On April 17, the pilots of Southwest Airlines flight 1380 made an emergency landing at Philadelphia International Airport (PHL) after the left CFM56-7B engine of the 737 failed, blowing out a nearby window and causing the cabin to depressurize.
One of the 144 passengers on board was killed—the first fatality involving a US passenger airline since February 2009—and eight passengers suffered minor injuries. There were five crew aboard the planned flight from New York La Guardia Airport to Dallas Love Field.
NTSB investigators responding to the scene discovered that one of the 24 titanium alloy fan blades was missing from the damaged engine, and there was evidence of metal fatigue where the blade separated. The engine cowling was found in Bernville, Pennsylvania, about 70 mi. northwest of the airport.
The accident was reminiscent of the Aug. 27, 2016 uncontained engine failure on a Southwest 737-700 that forced pilots to divert to Pensacola International Airport, Florida, during a flight from New Orleans to Orlando. In that case, the NTSB found that one fan blade had separated from the fan disk because of fatigue cracking. Debris from the CFM56-7B engine inlet damaged the aircraft’s fuselage, wing and empennage.
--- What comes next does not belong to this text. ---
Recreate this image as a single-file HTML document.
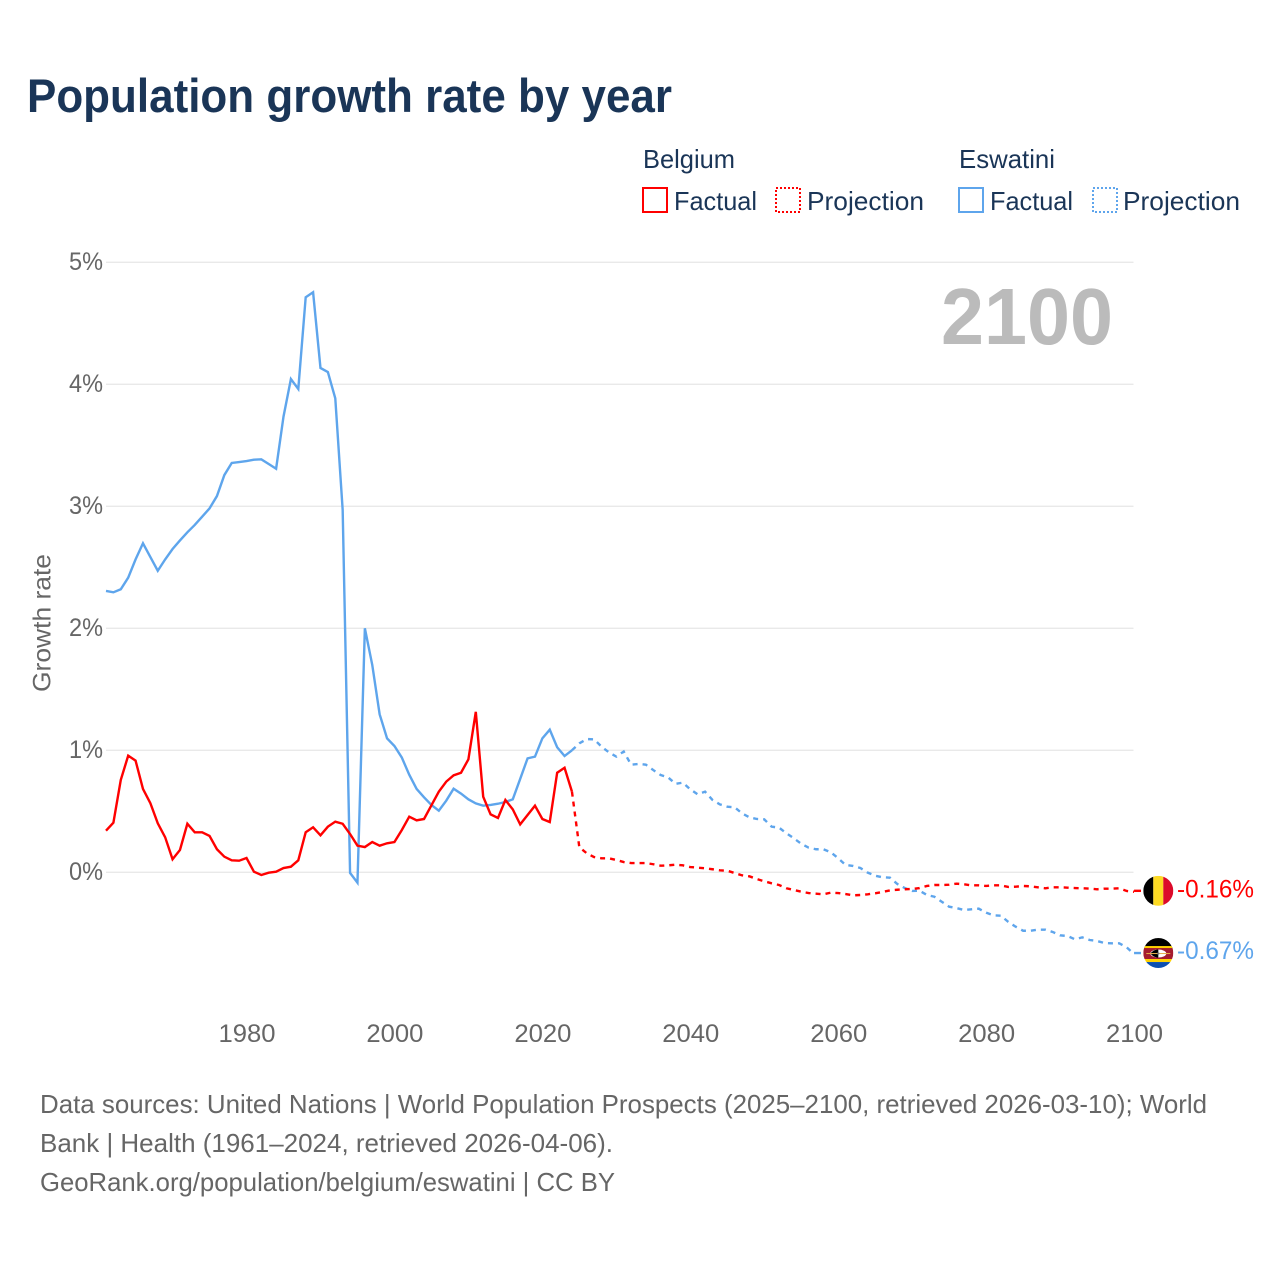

Boeing developed the design requirements for the CFM56-7 engine inlet and fan cowl, which it provided to United Technologies Aerospace Systems (UTAS) to build the structure. FBO containment capability was not required in the initial inlet design, according to a UTAS presentation.
Based on a rig test conducted in 1995, Boeing issued a revised design specification requiring containment capability for a “forward-spiraling fan blade fragment.” The production inlet design that went through engine certification test in 1996 included an inlet containment shield that performed its intended function in two bird strikes.
During certification, the FAA would expect the airframe manufacturer “to show that anything that departed the engine during a fan blade out event wouldn’t impact the wing or the empennage,” said Victor Wicklund, representing the agency’s Transport Standards Branch. “They would have to demonstrate that whatever they lost wouldn’t jeopardize safe flight and landing.”
Following the Pensacola accident, CFM implemented a set of corrective measures, recommending eddy current, or electrical current, testing of fan blades when an engine is in the repair shop and ultrasonic fan-blade inspections for on-wing engines, said CFM International CFM56 engineering leader Mark Habedank. Previously, maintainers examined for cracks through fluorescent penetrant inspections.
The engine manufacturer issued the first related service bulletin in March 2017, which later was revised. Based on the most recent bulletin, ultrasonic inspections using a probe now are recommended every 1,600 engine cycles.
NTSB board member Bella Dinh-Zarr, who chaired the investigative panel, explained the hearing was a fact-finding exercise to assist the board in determining probable cause of the accident.